Graffiti without a wall
To do graffiti you need a wall; there is no graffiti if there is no wall. So as a graffiti writer you are depending on a surface. It can be limiting and at times frustrating because it is just impossible to paint every wall I would have liked to; and, I mean painting actual artwork and not tags. So this frustration led me to create graffiti without needing a wall, though to transform my POINT letters into a 3D dimension was a new challenge. Thinking about the letters from all sides and different angles requires a lot of imagination and to define what each single letter represents. The letters are the bones; keystones for the composition; the graffiti piece is the body, and the body is the sculpture. It is interesting that my graffiti sculptures all turned out as only POINT pieces. CAKES never worked to become a sculpture. I’m not sure if it’s because of the letters or because of the meaning of the word.
1 / 2
The Third Dimension by Petr Volf
In 2001, Kaláb took his art to a new level by presenting his first three-dimensional, sculptural graffiti. It was also the first time he participated in a gallery exhibition. A group show of young artists from Prague and California was held at the prestigious Mánes Gallery, one of the most beautiful in Prague, which is housed in a functionalist building. Being under heritage protection, painting its walls is off limits, so he assembled his POINT piece from precisely shaped sections of chipboard and bolted the individual white-painted letters onto the wall. Nothing like it had been made in the graffiti genre before, it was an important breakthrough. In February 2004, a 3D POINT sculpture appeared on the circular concrete panel covering the top of a ventilation shaft in Palach Square, garnering considerable attention not only within the street art community. This square in the heart of the city is named after Jan Palach, a student who burned himself alive in January 1969 in an effort to galvanize the general public, which was gradually becoming reconciled with the humiliating occupation of the country by the Soviet army.

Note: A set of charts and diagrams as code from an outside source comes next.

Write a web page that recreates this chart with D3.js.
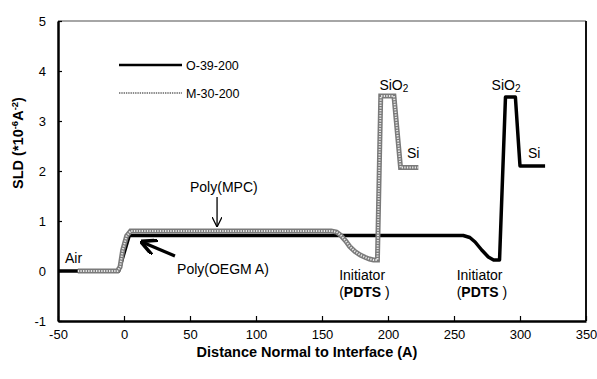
<!DOCTYPE html>
<html><head><meta charset="utf-8">
<script src="https://cdn.jsdelivr.net/npm/d3@7"></script>
<style>
body{margin:0;background:#fff;}
svg text{font-family:"Liberation Sans",Arial,sans-serif;}
</style></head>
<body><svg id="c" width="597" height="379"></svg>
<script>
// ---- data ----
const xTicks = [-50, 0, 50, 100, 150, 200, 250, 300, 350];
const yTicks = [-1, 0, 1, 2, 3, 4, 5];
const seriesNames = ["O-39-200", "M-30-200"];
// O-39-200 (black)
const oX = [-50, -4, 4, 257, 262, 266, 271, 276, 280, 284.5, 289, 296.5, 300, 319];
const oY = [0, 0, 0.71, 0.71, 0.67, 0.58, 0.42, 0.28, 0.22, 0.22, 3.48, 3.48, 2.1, 2.1];
// M-30-200 (grey textured)
const mX = [-35, -5, -3, -1, 2, 5, 157, 161, 164, 168, 171, 175, 179, 183, 186, 189, 192, 194.5, 204.5, 209.5, 223];
const mY = [0, 0, 0.08, 0.42, 0.7, 0.8, 0.8, 0.78, 0.72, 0.6, 0.49, 0.39, 0.32, 0.27, 0.24, 0.22, 0.22, 3.5, 3.5, 2.07, 2.07];

const svg = d3.select("#c");
const x = d3.scaleLinear().domain([-50, 350]).range([58, 586]);
const y = d3.scaleLinear().domain([-1, 5]).range([321, 21]);
const fmt = d => String(d);

// frame top/right
svg.append("line").attr("x1", x(-50)).attr("x2", x(350)).attr("y1", y(5)).attr("y2", y(5))
  .attr("stroke", "#888").attr("stroke-width", 1.5);
svg.append("line").attr("x1", x(350)).attr("x2", x(350)).attr("y1", y(5)).attr("y2", y(-1))
  .attr("stroke", "#111").attr("stroke-width", 2);

// axes
const gx = svg.append("g").attr("transform", `translate(0,${y(-1)})`)
  .call(d3.axisBottom(x).tickValues(xTicks).tickFormat(fmt).tickSize(-5).tickSizeOuter(0).tickPadding(8.5));
gx.select(".domain").attr("stroke-width", 2.5);
gx.selectAll(".tick line").attr("stroke-width", 1.2);

const gy = svg.append("g").attr("transform", `translate(${x(-50)},0)`)
  .call(d3.axisLeft(y).tickValues(yTicks).tickFormat(fmt).tickSize(-4).tickSizeOuter(0).tickPadding(12));
gy.select(".domain").attr("stroke-width", 2.5);
gy.selectAll(".tick line").attr("stroke-width", 1.2);
svg.selectAll("g").attr("font-family", null).attr("font-size", null);
svg.selectAll(".tick text").attr("font-size", 13).attr("fill", "#000")
  .style("font-family", '"Liberation Sans",Arial,sans-serif');

// lines
const line = d3.line().x(d => x(d[0])).y(d => y(d[1]));
const oData = oX.map((v, i) => [v, oY[i]]);
const mData = mX.map((v, i) => [v, mY[i]]);

svg.append("path").datum(oData).attr("d", line).attr("fill", "none")
  .attr("stroke", "#000").attr("stroke-width", 3.5).attr("stroke-linejoin", "round");

svg.append("path").datum(mData).attr("d", line).attr("fill", "none")
  .attr("stroke", "#7a7a7a").attr("stroke-width", 5).attr("stroke-linejoin", "miter");
svg.append("path").datum(mData).attr("d", line).attr("fill", "none")
  .attr("stroke", "#e8e8e8").attr("stroke-width", 2).attr("stroke-dasharray", "1.3,1.3");

// legend
const leg = svg.append("g");
leg.append("line").attr("x1", 119).attr("x2", 182).attr("y1", 65).attr("y2", 65)
  .attr("stroke", "#000").attr("stroke-width", 2.5);
leg.append("text").attr("x", 186).attr("y", 69.5).attr("font-size", 12.5).text(seriesNames[0]);
leg.append("line").attr("x1", 119).attr("x2", 182).attr("y1", 93).attr("y2", 93)
  .attr("stroke", "#666").attr("stroke-width", 1.6).attr("stroke-dasharray", "1.4,0.9");
leg.append("text").attr("x", 186).attr("y", 97.5).attr("font-size", 12.5).text(seriesNames[1]);

// axis titles
svg.append("text").attr("x", 307).attr("y", 357).attr("text-anchor", "middle")
  .attr("font-size", 14.5).attr("font-weight", "bold").text("Distance Normal to Interface (A)");
const yt = svg.append("text").attr("transform", "translate(23,143) rotate(-90)")
  .attr("text-anchor", "middle").attr("font-size", 14.5).attr("font-weight", "bold");
yt.append("tspan").text("SLD (*10");
yt.append("tspan").attr("font-size", 9.5).attr("dy", -5).text("-6");
yt.append("tspan").attr("dy", 5).text("A");
yt.append("tspan").attr("font-size", 9.5).attr("dy", -5).text("-2");
yt.append("tspan").attr("dy", 5).text(")");

// annotations (data coordinates)
const fs = 14;
function label(xd, yd, txt, color) {
  return svg.append("text").attr("x", x(xd)).attr("y", y(yd)).attr("font-size", fs)
    .attr("fill", color || "#000").text(txt);
}
label(-44.7, 0.16, "Air");
label(50, 1.58, "Poly(MPC)");
label(40.2, -0.06, "Poly(OEGM A)");
label(163, -0.18, "Initiator");
label(252, -0.18, "Initiator");
function pdts(xd) {
  const t = svg.append("text").attr("x", x(xd)).attr("y", y(-0.52)).attr("font-size", fs);
  t.append("tspan").text("(");
  t.append("tspan").attr("font-weight", "bold").text("PDTS");
  t.append("tspan").text(" )");
}
pdts(163); pdts(252);
function sio2(xd, color) {
  const t = svg.append("text").attr("x", x(xd)).attr("y", y(3.62)).attr("font-size", fs).attr("fill", color);
  t.append("tspan").text("SiO");
  t.append("tspan").attr("font-size", 10).attr("dy", 2).text("2");
}
sio2(193.5, "#000"); sio2(278.5, "#000");
label(214.4, 2.26, "Si");
label(306, 2.26, "Si");

// arrows
const defs = svg.append("defs");
defs.append("marker").attr("id", "ah").attr("viewBox", "0 0 10 10").attr("refX", 10).attr("refY", 5)
  .attr("markerWidth", 10).attr("markerHeight", 10).attr("markerUnits", "userSpaceOnUse").attr("orient", "auto")
  .append("path").attr("d", "M0,0 L10,5 L0,10").attr("fill", "none").attr("stroke", "#000").attr("stroke-width", 1.3);
defs.append("marker").attr("id", "ah2").attr("viewBox", "0 0 10 10").attr("refX", 9).attr("refY", 5)
  .attr("markerWidth", 16).attr("markerHeight", 16).attr("markerUnits", "userSpaceOnUse").attr("orient", "auto")
  .append("path").attr("d", "M0,0 L10,5 L0,10").attr("fill", "none").attr("stroke", "#000").attr("stroke-width", 2.2);

svg.append("line").attr("x1", x(70.5)).attr("y1", y(1.48)).attr("x2", x(70.5)).attr("y2", y(0.88))
  .attr("stroke", "#000").attr("stroke-width", 1.3).attr("marker-end", "url(#ah)");
svg.append("line").attr("x1", x(38.6)).attr("y1", y(0.3)).attr("x2", x(13.6)).attr("y2", y(0.58))
  .attr("stroke", "#000").attr("stroke-width", 3.2).attr("marker-end", "url(#ah2)");
</script></body></html>
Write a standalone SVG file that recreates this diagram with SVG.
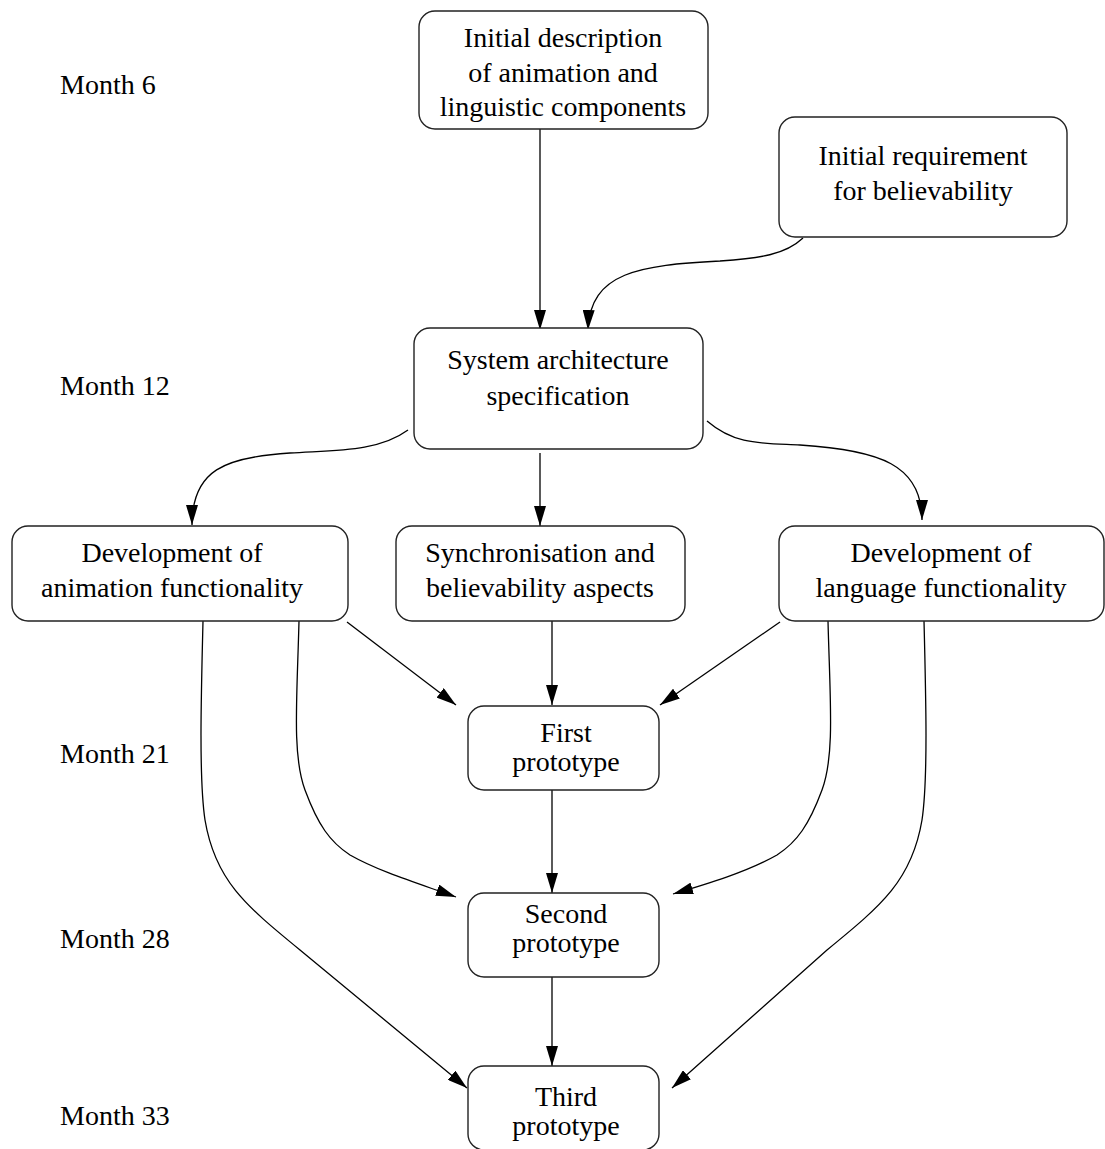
<svg xmlns="http://www.w3.org/2000/svg" width="1105" height="1149" viewBox="0 0 1105 1149">
<defs>
<marker id="ah" markerWidth="20" markerHeight="12" viewBox="0 0 20 12" refX="20" refY="6" orient="auto" markerUnits="userSpaceOnUse">
<path d="M0,0 L20,6 L0,12 Z" fill="#000"/>
</marker>
</defs>
<style>
.box{fill:#fff;stroke:#222;stroke-width:1.4}
.t{font-family:"Liberation Serif","Times New Roman",serif;font-size:28px;fill:#000;text-anchor:middle}
.m{font-family:"Liberation Serif","Times New Roman",serif;font-size:28px;fill:#000}
.c{fill:none;stroke:#000;stroke-width:1.3;marker-end:url(#ah)}
</style>
<rect width="1105" height="1149" fill="#fff"/>
<g id="months">
<text class="m" x="60" y="94">Month 6</text>
<text class="m" x="60" y="395">Month 12</text>
<text class="m" x="60" y="763">Month 21</text>
<text class="m" x="60" y="948">Month 28</text>
<text class="m" x="60" y="1125">Month 33</text>
</g>
<g id="connectors">
<path class="c" d="M540,129 L540,330"/>
<path class="c" d="M803,238 C785,255 760,258 720,261 C640,265 590,272 588,330"/>
<path class="c" d="M408,430 C378,452 335,450 290,453 C225,457 192,470 192,525"/>
<path class="c" d="M540,453 L540,526"/>
<path class="c" d="M707,421 C735,445 760,443 800,445 C880,450 922,465 922,520"/>
<path class="c" d="M347,622 L456,705"/>
<path class="c" d="M552,621 L552,705"/>
<path class="c" d="M780,622 L660,705"/>
<path class="c" d="M552,790 L552,893"/>
<path class="c" d="M299,621 C297,700 292,755 305,790 C318,825 330,842 350,855 C380,872 420,884 456,897"/>
<path class="c" d="M828,621 C830,700 835,755 822,790 C809,825 797,842 777,855 C747,872 707,884 673,894"/>
<path class="c" d="M203,621 C201,700 199,780 205,820 C215,880 245,905 300,950 L467,1088"/>
<path class="c" d="M924,621 C926,700 928,780 922,820 C912,880 882,905 827,950 L672,1088"/>
<path class="c" d="M552,977 L552,1066"/>
</g>
<g id="n1"><rect class="box" x="419" y="11" width="289" height="118" rx="16"/>
<text class="t" x="563" y="47">Initial description</text><text class="t" x="563" y="82">of animation and</text><text class="t" x="563" y="116">linguistic components</text></g>
<g id="n2"><rect class="box" x="779" y="117" width="288" height="120" rx="16"/>
<text class="t" x="923" y="165">Initial requirement</text><text class="t" x="923" y="200">for believability</text></g>
<g id="n3"><rect class="box" x="414" y="328" width="289" height="121" rx="16"/>
<text class="t" x="558" y="369">System architecture</text><text class="t" x="558" y="405">specification</text></g>
<g id="n4"><rect class="box" x="12" y="526" width="336" height="95" rx="16"/>
<text class="t" x="172" y="562">Development of</text><text class="t" x="172" y="597">animation functionality</text></g>
<g id="n5"><rect class="box" x="396" y="526" width="289" height="95" rx="16"/>
<text class="t" x="540" y="562">Synchronisation and</text><text class="t" x="540" y="597">believability aspects</text></g>
<g id="n6"><rect class="box" x="779" y="526" width="325" height="95" rx="16"/>
<text class="t" x="941" y="562">Development of</text><text class="t" x="941" y="597">language functionality</text></g>
<g id="n7"><rect class="box" x="468" y="706" width="191" height="84" rx="16"/>
<text class="t" x="566" y="742">First</text><text class="t" x="566" y="771">prototype</text></g>
<g id="n8"><rect class="box" x="468" y="893" width="191" height="84" rx="16"/>
<text class="t" x="566" y="923">Second</text><text class="t" x="566" y="952">prototype</text></g>
<g id="n9"><rect class="box" x="468" y="1066" width="191" height="84" rx="16"/>
<text class="t" x="566" y="1106">Third</text><text class="t" x="566" y="1135">prototype</text></g>
</svg>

Jan Kaláb knew the location very well, for a couple of years he’d studied at the Vysoká škola uměleckoprůmyslová v Praze (VŠUP: Art, Architecture and Design School in Prague), whose building forms one of the boundaries delimiting the space, two of the other boundaries being the Rudolfinum and the Philosophical Faculty. He created an imposing, letter-based sculptural work, its color and jagged form symbolizing flames – thanks to his use of fluorescent paints, they were visible even from a distance after nightfall. The sculpture mostly received positive responses. One can say with certainty that up to that point, no one in the world had made a bigger graffiti sculpture. Because it was put in place without any kind of permission, it only lasted on its circular pedestal for three weeks. However, it indicated the direction where Jan Kaláb’s artistic practice was heading, as well as showing how it is possible to work magnanimously with an environment that is otherwise difficult to grasp. In subsequent years he installed other 3D graffiti in urban public space, as well as in the atria of buildings and in parks.